Productivity Differences

Quarterly Journal of Economics 2001 116(2), 563-606
Many technologies used by the LDCs are developed in the OECD economies and are designed to make optimal use of the skills of these richer countries' workforces. Differences in the supply of skills create a mismatch between the requirements of these technologies and the skills of LDC workers, and lead to low productivity in the LDCs. Even when all countries have equal access to new technologies, this technology-skill mismatch can lead to sizable differences in total factor productivity and output per worker. We provide evidence in favor of the cross-industry productivity patterns predicted by our model, and also show that technology-skill mismatch could account for a large fraction of the observed output per worker differences in the data.

History, Expectations, and Leadership in the Evolution of Social Norms

Review of Economic Studies 2015 82(2), 423-456
We study the evolution of a social norm of “cooperation” in a dynamic environment. Each agent lives for two periods and interacts with agents from the previous and next generations via a coordination game. Social norms emerge as patterns of behaviour that are stable in part due to agents' interpretations of private information about the past, influenced by occasional commonly observed past behaviours.
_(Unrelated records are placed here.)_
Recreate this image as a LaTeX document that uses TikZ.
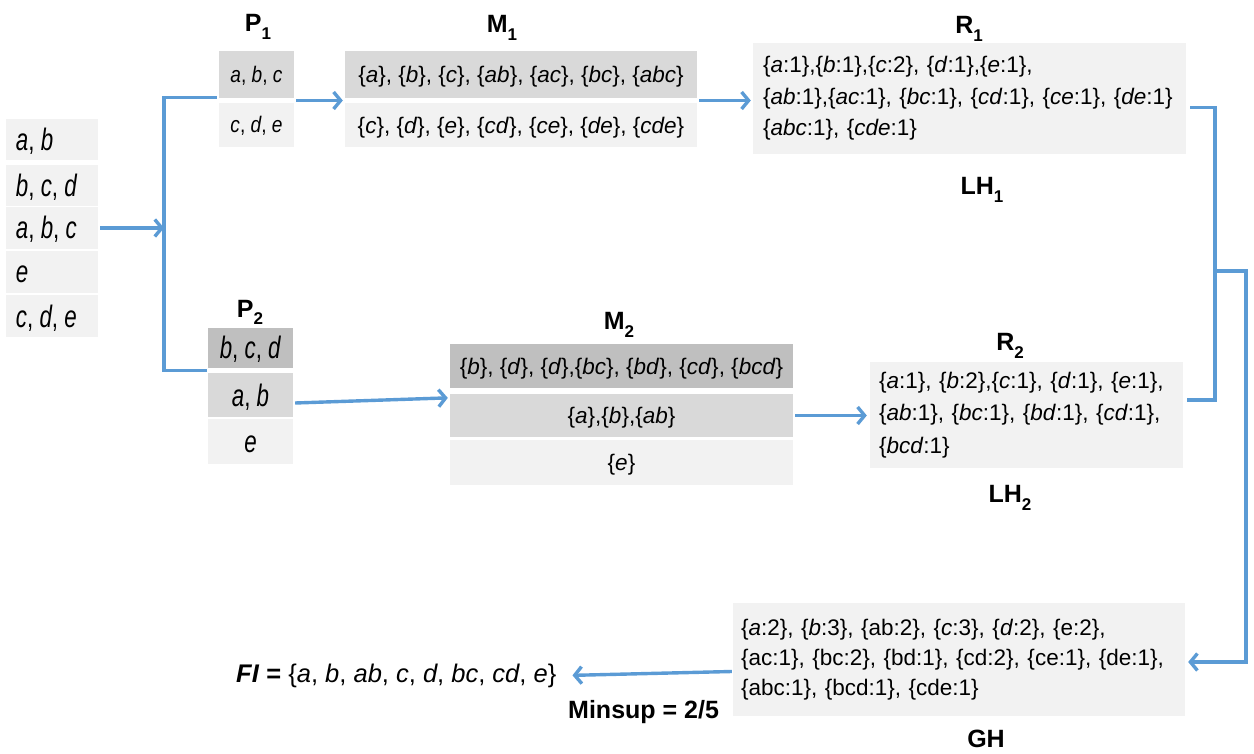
\documentclass[tikz,border=0pt]{standalone}
\usepackage{fontspec}
\usepackage{graphicx}
\setmainfont{Liberation Sans}
\usetikzlibrary{arrows.meta,calc}

\definecolor{flow}{HTML}{5B9BD5}
\definecolor{cellA}{HTML}{F2F2F2}
\definecolor{cellB}{HTML}{D9D9D9}
\definecolor{cellC}{HTML}{BFBFBF}

% item sets: italic letters, upright braces and counts
\newcommand\iset[1]{\{\textit{#1}\}}
\newcommand\icnt[2]{\{\textit{#1}:#2\}}
% subscript for the bold titles
\newcommand\lsub[1]{\raisebox{-0.32em}{\fontsize{17}{17}\selectfont #1}}
% narrow, tall lettering of the transaction cells
\newcommand\tall[1]{\scalebox{0.72}[1]{\fontsize{31}{31}\selectfont #1}}
% left-set lettering of the database rows
\newcommand\rowtext[1]{\makebox[72pt][l]{\tall{#1}}}
% slightly narrow lettering of the first partition
\newcommand\narrow[1]{\scalebox{0.85}[1]{\fontsize{22.5}{22.5}\selectfont #1}}

\begin{document}
\begin{tikzpicture}[x=1pt,y=-1pt,
  cell/.style={rectangle, inner sep=0pt, draw=none},
  txt/.style={font=\fontsize{22.5}{31.5}\selectfont},
  tallcell/.style={cell, text height=22pt, text depth=0pt},
  normcell/.style={cell, txt, text height=16.5pt, text depth=0pt},
  smallcell/.style={cell, text height=16pt, text depth=0pt},
  listbox/.style={cell, txt, align=left, fill=cellA},
  title/.style={font=\fontsize{25}{25}\selectfont\bfseries, inner sep=0pt, anchor=base},
  line/.style={draw=flow, line width=3.4pt},
  link/.style={line, -{Straight Barb[length=7pt,width=17pt]}}
]
\useasboundingbox (0,0) rectangle (1254,754);

% transaction database
\node[tallcell, fill=cellA, minimum width=92, minimum height=41] (t1) at (52,139.5) {\rowtext{\textit{a}, \textit{b}}};
\node[tallcell, fill=cellA, minimum width=92, minimum height=41] (t2) at (52,185.5) {\rowtext{\textit{b}, \textit{c}, \textit{d}}};
\node[tallcell, fill=cellA, minimum width=92, minimum height=42] (t3) at (52,228) {\rowtext{\textit{a}, \textit{b}, \textit{c}}};
\node[tallcell, fill=cellA, minimum width=92, minimum height=42] (t4) at (52,272) {\rowtext{\textit{e}}};
\node[tallcell, fill=cellA, minimum width=92, minimum height=42] (t5) at (52,316) {\rowtext{\textit{c}, \textit{d}, \textit{e}}};

% partition 1
\node[title] (p1t) at (258,32) {P\lsub{1}};
\node[smallcell, fill=cellB, minimum width=75, minimum height=47] (p1a) at (256.5,74.5) {\narrow{\textit{a}, \textit{b}, \textit{c}}};
\node[smallcell, fill=cellA, minimum width=75, minimum height=44] (p1b) at (256.5,125) {\narrow{\textit{c}, \textit{d}, \textit{e}}};

% mapped subsets of partition 1
\node[title] (m1t) at (502,33) {M\lsub{1}};
\node[normcell, fill=cellB, minimum width=352, minimum height=47] (m1a) at (521,74.5) {\iset{a}, \iset{b}, \iset{c}, \iset{ab}, \iset{ac}, \iset{bc}, \iset{abc}};
\node[normcell, fill=cellA, minimum width=352, minimum height=44] (m1b) at (521,125) {\iset{c}, \iset{d}, \iset{e}, \iset{cd}, \iset{ce}, \iset{de}, \iset{cde}};

% reduced counts of partition 1
\node[title] (r1t) at (969,34) {R\lsub{1}};
\node[listbox, minimum width=433, minimum height=111, text width=413pt] (r1) at (969.5,98.5)
  {\icnt{a}{1},\icnt{b}{1},\icnt{c}{2}, \icnt{d}{1},\icnt{e}{1},\\
   \icnt{ab}{1},\icnt{ac}{1}, \icnt{bc}{1}, \icnt{cd}{1}, \icnt{ce}{1}, \icnt{de}{1}\\
   \icnt{abc}{1}, \icnt{cde}{1}};
\node[title] (lh1) at (982,195) {LH\lsub{1}};

% partition 2
\node[title] (p2t) at (250,317) {P\lsub{2}};
\node[tallcell, fill=cellC, minimum width=85, minimum height=40] (p2a) at (250.5,348) {\tall{\textit{b}, \textit{c}, \textit{d}}};
\node[tallcell, fill=cellB, minimum width=85, minimum height=44] (p2b) at (250.5,395) {\tall{\textit{a}, \textit{b}}};
\node[tallcell, fill=cellA, minimum width=85, minimum height=45] (p2c) at (250.5,441.5) {\tall{\textit{e}}};

% mapped subsets of partition 2
\node[title] (m2t) at (619,330) {M\lsub{2}};
\node[normcell, fill=cellC, minimum width=343, minimum height=44] (m2a) at (621.5,366) {\iset{b}, \iset{d}, \iset{d},\iset{bc}, \iset{bd}, \iset{cd}, \iset{bcd}};
\node[normcell, fill=cellB, minimum width=343, minimum height=43] (m2b) at (621.5,415.5) {\iset{a},\iset{b},\iset{ab}};
\node[normcell, fill=cellA, minimum width=343, minimum height=45] (m2c) at (621.5,462.5) {\iset{e}};

% reduced counts of partition 2
\node[title] (r2t) at (1010,350) {R\lsub{2}};
\node[listbox, minimum width=313, minimum height=106, text width=295pt, font=\fontsize{22.5}{32.5}\selectfont] (r2) at (1026.5,415)
  {\icnt{a}{1}, \icnt{b}{2},\icnt{c}{1}, \icnt{d}{1}, \icnt{e}{1},\\
   \icnt{ab}{1}, \icnt{bc}{1}, \icnt{bd}{1}, \icnt{cd}{1},\\
   \icnt{bcd}{1}};
\node[title] (lh2) at (1010,502) {LH\lsub{2}};

% global counts
\node[listbox, minimum width=452, minimum height=113, text width=436pt, font=\fontsize{22.5}{30}\selectfont] (gh) at (959,659.5)
  {\icnt{a}{2}, \icnt{b}{3}, \{ab:2\}, \icnt{c}{3}, \icnt{d}{2}, \{e:2\},\\
   \{ac:1\}, \{bc:2\}, \{bd:1\}, \{cd:2\}, \{ce:1\}, \{de:1\},\\
   \{abc:1\}, \{bcd:1\}, \{cde:1\}};
\node[title] (ght) at (986,747) {GH};

% result
\node[inner sep=0pt, anchor=base west, font=\fontsize{25.5}{25.5}\selectfont] (fi) at (236,682)
  {\textbf{\textit{FI}} \textbf{=} \{\textit{a}, \textit{b}, \textit{ab}, \textit{c}, \textit{d}, \textit{bc}, \textit{cd}, \textit{e}\}};
\node[title, anchor=base west] (ms) at (568,718) {Minsup = 2/5};

% split of the database
\coordinate (split) at (164,228);
\coordinate (p1gap) at ($(p1a.south west)!.5!(p1b.north west)+(-2,-3)$);
\coordinate (p2gap) at ($(p2a.south west)!.5!(p2b.north west)+(-1,0)$);
\draw[link, shorten <=2pt] (t3.east) -- (split);
\draw[line, line cap=butt] (p1gap) -| (split) |- (p2gap);

% map and reduce flows
\coordinate (p1out) at ($(p1a.south east)!.5!(p1b.north east)$);
\coordinate (m1in) at ($(m1a.south west)!.5!(m1b.north west)$);
\coordinate (m1out) at ($(m1a.south east)!.5!(m1b.north east)$);
\draw[link, shorten <=2pt, shorten >=2pt] (p1out) -- (m1in);
\draw[link, shorten <=2pt, shorten >=2pt] (m1out) -- (m1out -| r1.west);
\draw[link, shorten >=2pt] ($(p2b.east)+(2,8)$) -- ($(m2b.north west)+(0,4)$);
\draw[link, shorten <=2pt, shorten >=3pt] (m2b.east) -- (m2b.east -| r2.west);

% merge of the local counts
\coordinate (join) at (1215,271);
\coordinate (bus) at (1246,271);
\coordinate (r1out) at ($(r1.east)+(4,9)$);
\coordinate (r2out) at ($(r2.east)+(4,-15)$);
\coordinate (ghin) at ($(gh.east)+(0,2.5)$);
\draw[line] (r1out) -| (join) |- (r2out);
\draw[link, shorten >=3pt] (join) -- (bus) |- (ghin);

% frequent itemsets
\draw[link, shorten >=2pt] ($(gh.west)+(-1,12)$) -- ($(fi.east)+(14,0)$);
\end{tikzpicture}
\end{document}
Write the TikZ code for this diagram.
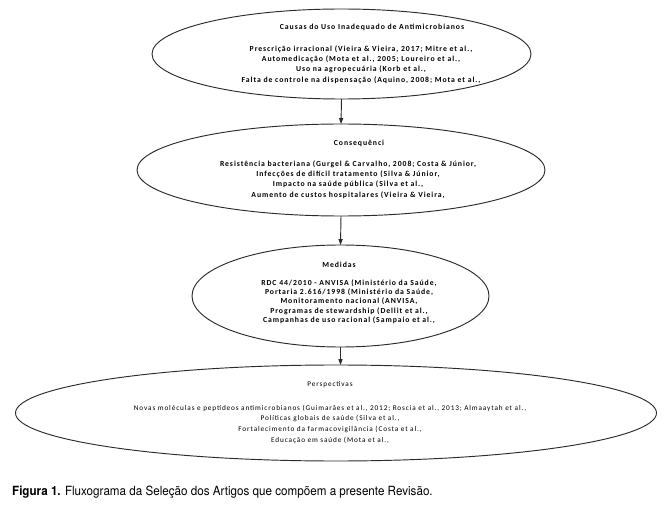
\documentclass[tikz,border=0pt]{standalone}
\usepackage{fontspec}
\usetikzlibrary{arrows.meta,positioning,shapes.geometric,calc}
\newfontfamily\boxfont[LetterSpace=12]{Carlito}
\newfontfamily\capfont[FakeStretch=0.92]{TeX Gyre Heros}
\definecolor{outline}{HTML}{2B2B2B}

\begin{document}
\begin{tikzpicture}[x=0.03cm,y=-0.03cm,
  ell/.style={draw=outline,ellipse,line width=0.8pt,inner sep=0pt,outer sep=0pt},
  head/.style={font=\boxfont\bfseries\fontsize{6.6}{8}\selectfont},
  body/.style={font=\boxfont\bfseries\fontsize{6.6}{8.8}\selectfont,align=center},
  link/.style={draw=outline,line width=0.8pt,-{Triangle[length=5pt,width=3.5pt]}},
]
  \useasboundingbox (0,0) rectangle (667,508);

  % ellipses
  \node[ell,minimum width=11.37cm,minimum height=2.7cm] (causas) at (341.5,54) {};
  \node[ell,minimum width=12.24cm,minimum height=2.76cm] (consequencias) at (341,170) {};
  \node[ell,minimum width=8.91cm,minimum height=3.06cm] (medidas) at (340.5,296) {};
  \node[ell,minimum width=19.23cm,minimum height=2.88cm] (perspectivas) at (336,413) {};

  % texts
  \node[head] (causas-t) at (372,27) {Causas do Uso Inadequado de Antimicrobianos};
  \node[body] (causas-b) at (361,64.5) {Prescrição irracional (Vieira \& Vieira, 2017; Mitre et al.,\\
    Automedicação (Mota et al., 2005; Loureiro et al.,\\
    Uso na agropecuária (Korb et al.,\\
    Falta de controle na dispensação (Aquino, 2008; Mota et al.,};

  \node[head] (consequencias-t) at (359,143) {Consequênci};
  \node[body] (consequencias-b) at (348,179.5) {Resistência bacteriana (Gurgel \& Carvalho, 2008; Costa \& Júnior,\\
    Infecções de difícil tratamento (Silva \& Júnior,\\
    Impacto na saúde pública (Silva et al.,\\
    Aumento de custos hospitalares (Vieira \& Vieira,};

  \node[head] (medidas-t) at (339,265) {Medidas};
  \node[body,font=\boxfont\bfseries\fontsize{6.6}{7.9}\selectfont] (medidas-b) at (349,301.5) {RDC 44/2010 - ANVISA (Ministério da Saúde,\\
    Portaria 2.616/1998 (Ministério da Saúde,\\
    Monitoramento nacional (ANVISA,\\
    Programas de stewardship (Dellit et al.,\\
    Campanhas de uso racional (Sampaio et al.,};

  \node[head,font=\boxfont\fontsize{6.2}{8}\selectfont] (perspectivas-t) at (330,385) {Perspectivas};
  \node[body,font=\boxfont\fontsize{6.2}{9.1}\selectfont] (perspectivas-b) at (330,424) {Novas moléculas e peptídeos antimicrobianos (Guimarães et al., 2012; Roscia et al., 2013; Almaaytah et al.,\\
    Políticas globais de saúde (Silva et al.,\\
    Fortalecimento da farmacovigilância (Costa et al.,\\
    Educação em saúde (Mota et al.,};

  % connectors
  \draw[link] (causas.south) -- (consequencias.north);
  \draw[link] (consequencias.south) -- (medidas.north);
  \draw[link] (medidas.south) -- (medidas.south |- perspectivas.north);

  \node[anchor=west,font=\capfont\fontsize{10.8}{12}\selectfont] (legenda) at (8,492) {\textbf{Figura 1.} Fluxograma da Seleção dos Artigos que compõem a presente Revisão.};
\end{tikzpicture}
\end{document}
For sufficiently backward-looking societies, history completely drives equilibrium play, leading to a social norm of high or low cooperation. In more forward-looking societies, there is a pattern of “reversion” whereby play starting with high (low) cooperation reverts towards lower (higher) cooperation. The impact of history can be countered by occasional “prominent” agents, whose actions are visible by all future agents and who can leverage their greater visibility to influence expectations of future agents and overturn social norms of low cooperation.

Why Did the West Extend the Franchise? Democracy, Inequality, and Growth in Historical Perspective

Quarterly Journal of Economics 2000 115(4), 1167-1199
During the nineteenth century most Western societies extended voting rights, a decision that led to unprecedented redistributive programs. We argue that these political reforms can be viewed as strategic decisions by the political elite to prevent widespread social unrest and revolution. Political transition, rather than redistribution under existing political institutions, occurs because current transfers do not ensure future transfers, while the extension of the franchise changes future political equilibria and acts as a commitment to redistribution. Our theory also offers a novel explanation for the Kuznets curve in many Western economies during this period, with the fall in inequality following redistribution due to democratization.

Why Do Firms Train? Theory and Evidence

Quarterly Journal of Economics 1998 113(1), 79-119
This paper offers a theory of training whereby workers do not pay for the general training they receive. The superior information of the current employer regarding its employees' abilities relative to other firms creates ex post monopsony power, and encourages this employer to provide and pay for training, even if these skills are general. The model can lead to multiple equlibria. In one equilibrium quits are endogenously high, and as a result employers have limited monopsony power and provide little training, while in another equilibrium quits are low and training is high. Using microdata on German apprentices, we show that the predictions of our model receive some support from the data.